There are various cases where Police have taken advantage of these laws for their own benefit since arrest warrants are not required for such detentions. In the name of Public order and state security, various innocent minorities like the Dalits have been a victim of the abuse of such laws. Now the major issue arises is that whether such abuse and mishandling of laws make the law unconstitutional in itself?

The answer laid by the Supreme Court is NO. The fact that these laws have been exploited cannot be ignored. However, it cannot make the laws void in itself. These laws have prevented the happening of crimes which could have resulted in disasters. If these laws do not prevail, no terrorist could be captured on the basis of suspicion, no potential violence rallies could have prevented and no crimes could have stopped until they were attempted.

Also, allegations on such laws being violative of Fundamental Rights cannot be repudiated.

What we require is a more transparent system of preventive detentions. The grounds on which arrests are made should be codified in such a manner that it leaves no room for any false detentions or misuse of authority. We also require a fast-track system of Judiciary to look solely into these matters. It is true that personal liberty is at stake when we talk about preventive detention. But we need to understand that every Right comes with a restriction.

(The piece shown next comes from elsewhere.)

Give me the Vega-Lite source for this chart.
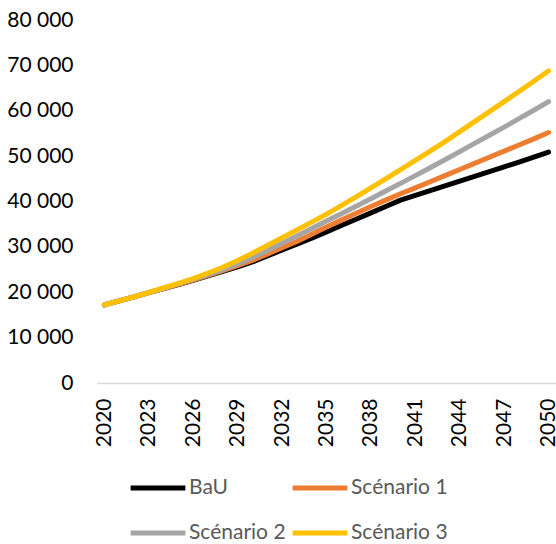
{
  "$schema": "https://vega.github.io/schema/vega-lite/v6.json",
  "width": 459,
  "height": 363,
  "autosize": {"type": "none"},
  "padding": {"left": 97, "top": 20, "right": 0, "bottom": 161},
  "background": "white",
  "config": {
    "view": {"stroke": null},
    "font": "Lato"
  },
  "data": {
    "values": [
      {"year": 2020, "series": "BaU", "value": 17200},
      {"year": 2021, "series": "BaU", "value": 18100},
      {"year": 2022, "series": "BaU", "value": 19000},
      {"year": 2023, "series": "BaU", "value": 19900},
      {"year": 2024, "series": "BaU", "value": 20800},
      {"year": 2025, "series": "BaU", "value": 21700},
      {"year": 2026, "series": "BaU", "value": 22650},
      {"year": 2027, "series": "BaU", "value": 23600},
      {"year": 2028, "series": "BaU", "value": 24600},
      {"year": 2029, "series": "BaU", "value": 25600},
      {"year": 2030, "series": "BaU", "value": 26700},
      {"year": 2031, "series": "BaU", "value": 28000},
      {"year": 2032, "series": "BaU", "value": 29300},
      {"year": 2033, "series": "BaU", "value": 30600},
      {"year": 2034, "series": "BaU", "value": 31900},
      {"year": 2035, "series": "BaU", "value": 33300},
      {"year": 2036, "series": "BaU", "value": 34700},
      {"year": 2037, "series": "BaU", "value": 36100},
      {"year": 2038, "series": "BaU", "value": 37500},
      {"year": 2039, "series": "BaU", "value": 38900},
      {"year": 2040, "series": "BaU", "value": 40300},
      {"year": 2041, "series": "BaU", "value": 41350},
      {"year": 2042, "series": "BaU", "value": 42400},
      {"year": 2043, "series": "BaU", "value": 43450},
      {"year": 2044, "series": "BaU", "value": 44500},
      {"year": 2045, "series": "BaU", "value": 45550},
      {"year": 2046, "series": "BaU", "value": 46600},
      {"year": 2047, "series": "BaU", "value": 47650},
      {"year": 2048, "series": "BaU", "value": 48700},
      {"year": 2049, "series": "BaU", "value": 49800},
      {"year": 2050, "series": "BaU", "value": 50900},
      {"year": 2020, "series": "Scénario 1", "value": 17200},
      {"year": 2021, "series": "Scénario 1", "value": 18100},
      {"year": 2022, "series": "Scénario 1", "value": 19000},
      {"year": 2023, "series": "Scénario 1", "value": 19900},
      {"year": 2024, "series": "Scénario 1", "value": 20800},
      {"year": 2025, "series": "Scénario 1", "value": 21750},
      {"year": 2026, "series": "Scénario 1", "value": 22700},
      {"year": 2027, "series": "Scénario 1", "value": 23700},
      {"year": 2028, "series": "Scénario 1", "value": 24750},
      {"year": 2029, "series": "Scénario 1", "value": 25850},
      {"year": 2030, "series": "Scénario 1", "value": 27000},
      {"year": 2031, "series": "Scénario 1", "value": 28400},
      {"year": 2032, "series": "Scénario 1", "value": 29800},
      {"year": 2033, "series": "Scénario 1", "value": 31200},
      {"year": 2034, "series": "Scénario 1", "value": 32800},
      {"year": 2035, "series": "Scénario 1", "value": 34400},
      {"year": 2036, "series": "Scénario 1", "value": 35900},
      {"year": 2037, "series": "Scénario 1", "value": 37400},
      {"year": 2038, "series": "Scénario 1", "value": 38900},
      {"year": 2039, "series": "Scénario 1", "value": 40300},
      {"year": 2040, "series": "Scénario 1", "value": 41700},
      {"year": 2041, "series": "Scénario 1", "value": 43000},
      {"year": 2042, "series": "Scénario 1", "value": 44350},
      {"year": 2043, "series": "Scénario 1", "value": 45700},
      {"year": 2044, "series": "Scénario 1", "value": 47050},
      {"year": 2045, "series": "Scénario 1", "value": 48400},
      {"year": 2046, "series": "Scénario 1", "value": 49750},
      {"year": 2047, "series": "Scénario 1", "value": 51100},
      {"year": 2048, "series": "Scénario 1", "value": 52450},
      {"year": 2049, "series": "Scénario 1", "value": 53800},
      {"year": 2050, "series": "Scénario 1", "value": 55200},
      {"year": 2020, "series": "Scénario 2", "value": 17200},
      {"year": 2021, "series": "Scénario 2", "value": 18100},
      {"year": 2022, "series": "Scénario 2", "value": 19000},
      {"year": 2023, "series": "Scénario 2", "value": 19900},
      {"year": 2024, "series": "Scénario 2", "value": 20850},
      {"year": 2025, "series": "Scénario 2", "value": 21850},
      {"year": 2026, "series": "Scénario 2", "value": 22850},
      {"year": 2027, "series": "Scénario 2", "value": 23900},
      {"year": 2028, "series": "Scénario 2", "value": 25000},
      {"year": 2029, "series": "Scénario 2", "value": 26250},
      {"year": 2030, "series": "Scénario 2", "value": 27600},
      {"year": 2031, "series": "Scénario 2", "value": 29200},
      {"year": 2032, "series": "Scénario 2", "value": 30800},
      {"year": 2033, "series": "Scénario 2", "value": 32400},
      {"year": 2034, "series": "Scénario 2", "value": 34050},
      {"year": 2035, "series": "Scénario 2", "value": 35700},
      {"year": 2036, "series": "Scénario 2", "value": 37300},
      {"year": 2037, "series": "Scénario 2", "value": 38950},
      {"year": 2038, "series": "Scénario 2", "value": 40600},
      {"year": 2039, "series": "Scénario 2", "value": 42300},
      {"year": 2040, "series": "Scénario 2", "value": 44000},
      {"year": 2041, "series": "Scénario 2", "value": 45700},
      {"year": 2042, "series": "Scénario 2", "value": 47450},
      {"year": 2043, "series": "Scénario 2", "value": 49200},
      {"year": 2044, "series": "Scénario 2", "value": 51000},
      {"year": 2045, "series": "Scénario 2", "value": 52800},
      {"year": 2046, "series": "Scénario 2", "value": 54600},
      {"year": 2047, "series": "Scénario 2", "value": 56400},
      {"year": 2048, "series": "Scénario 2", "value": 58250},
      {"year": 2049, "series": "Scénario 2", "value": 60100},
      {"year": 2050, "series": "Scénario 2", "value": 62000},
      {"year": 2020, "series": "Scénario 3", "value": 17200},
      {"year": 2021, "series": "Scénario 3", "value": 18100},
      {"year": 2022, "series": "Scénario 3", "value": 19000},
      {"year": 2023, "series": "Scénario 3", "value": 19950},
      {"year": 2024, "series": "Scénario 3", "value": 20950},
      {"year": 2025, "series": "Scénario 3", "value": 21950},
      {"year": 2026, "series": "Scénario 3", "value": 23000},
      {"year": 2027, "series": "Scénario 3", "value": 24200},
      {"year": 2028, "series": "Scénario 3", "value": 25500},
      {"year": 2029, "series": "Scénario 3", "value": 27000},
      {"year": 2030, "series": "Scénario 3", "value": 28600},
      {"year": 2031, "series": "Scénario 3", "value": 30300},
      {"year": 2032, "series": "Scénario 3", "value": 32000},
      {"year": 2033, "series": "Scénario 3", "value": 33700},
      {"year": 2034, "series": "Scénario 3", "value": 35450},
      {"year": 2035, "series": "Scénario 3", "value": 37200},
      {"year": 2036, "series": "Scénario 3", "value": 39100},
      {"year": 2037, "series": "Scénario 3", "value": 41000},
      {"year": 2038, "series": "Scénario 3", "value": 43000},
      {"year": 2039, "series": "Scénario 3", "value": 45000},
      {"year": 2040, "series": "Scénario 3", "value": 47000},
      {"year": 2041, "series": "Scénario 3", "value": 49050},
      {"year": 2042, "series": "Scénario 3", "value": 51100},
      {"year": 2043, "series": "Scénario 3", "value": 53200},
      {"year": 2044, "series": "Scénario 3", "value": 55400},
      {"year": 2045, "series": "Scénario 3", "value": 57600},
      {"year": 2046, "series": "Scénario 3", "value": 59800},
      {"year": 2047, "series": "Scénario 3", "value": 62000},
      {"year": 2048, "series": "Scénario 3", "value": 64250},
      {"year": 2049, "series": "Scénario 3", "value": 66500},
      {"year": 2050, "series": "Scénario 3", "value": 68800}
    ]
  },
  "mark": {"type": "line", "strokeWidth": 5, "strokeCap": "round", "strokeJoin": "round"},
  "encoding": {
    "x": {
      "field": "year",
      "type": "ordinal",
      "scale": {"type": "point", "padding": 0.5},
      "axis": {
        "title": null,
        "values": [2020, 2023, 2026, 2029, 2032, 2035, 2038, 2041, 2044, 2047, 2050],
        "labelAngle": -90,
        "labelAlign": "right",
        "labelBaseline": "middle",
        "labelFont": "Lato",
        "labelFontSize": 21,
        "labelColor": "#000000",
        "labelPadding": 15,
        "ticks": false,
        "domainColor": "#D9D9D9",
        "domainWidth": 1.5,
        "grid": false
      }
    },
    "y": {
      "field": "value",
      "type": "quantitative",
      "scale": {"domain": [0, 80000], "nice": false},
      "axis": {
        "title": null,
        "values": [0, 10000, 20000, 30000, 40000, 50000, 60000, 70000, 80000],
        "labelExpr": "replace(format(datum.value, ','), ',', ' ')",
        "labelFont": "Lato",
        "labelFontSize": 21,
        "labelColor": "#000000",
        "labelPadding": 24,
        "ticks": false,
        "domain": false,
        "grid": false
      }
    },
    "color": {
      "field": "series",
      "type": "nominal",
      "scale": {
        "domain": ["BaU", "Scénario 1", "Scénario 2", "Scénario 3"],
        "range": ["#000000", "#ED7D31", "#A5A5A5", "#FFC000"]
      },
      "legend": {
        "title": null,
        "orient": "none",
        "legendX": 31,
        "legendY": 438,
        "direction": "horizontal",
        "columns": 2,
        "symbolType": "stroke",
        "symbolSize": 3000,
        "symbolStrokeWidth": 5,
        "labelFont": "Lato",
        "labelFontSize": 21,
        "labelColor": "#595959",
        "labelOffset": 1,
        "columnPadding": -4,
        "rowPadding": 5
      }
    }
  }
}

What we need to analyse and limit are the definition of such reasonable restrictions and their scope.

Therefore, we can conclude that such laws are necessary evils and need to be dealt with utmost reasonability and caution.


Footnotes

  1. MLJ: Civil Court Manual Volume 10, Part III Fundamental Rights
  2. MLJ: Civil Court Manual Volume 10, Part III Fundamental Rights
  3. Shodhganga, Chapter II, Preventive Detention Laws
  4. Shodhganga, Chapter II, Preventive Detention Laws
  5. Shah Ashfaq, Preventive Detention, Legal Services India
  6. Constitution of India, Schedule 7
  7. The Anatomy of an Institutionalized emergency: Preventive Detention and Personal Liberty in India, Michigan Journal of International Law, 2001, Volume II, Issue II
  8. The Anatomy of an Institutionalized emergency: Preventive Detention and Personal Liberty in India, Michigan Journal of International Law, 2001, Volume II, Issue II
  9. (1950) 2 MLJ 42 (S.C.)
  10. AIR 1997 SC2814
  11. 2005 (3) SCC 647
  12. Preventive Detention and Constitution of India- Effect on Human Rights
  13. 1976 AIR 1207
  14. A Legal History of NSA, Jannani Murugan and Alifiya Khan, 26 May, 2018.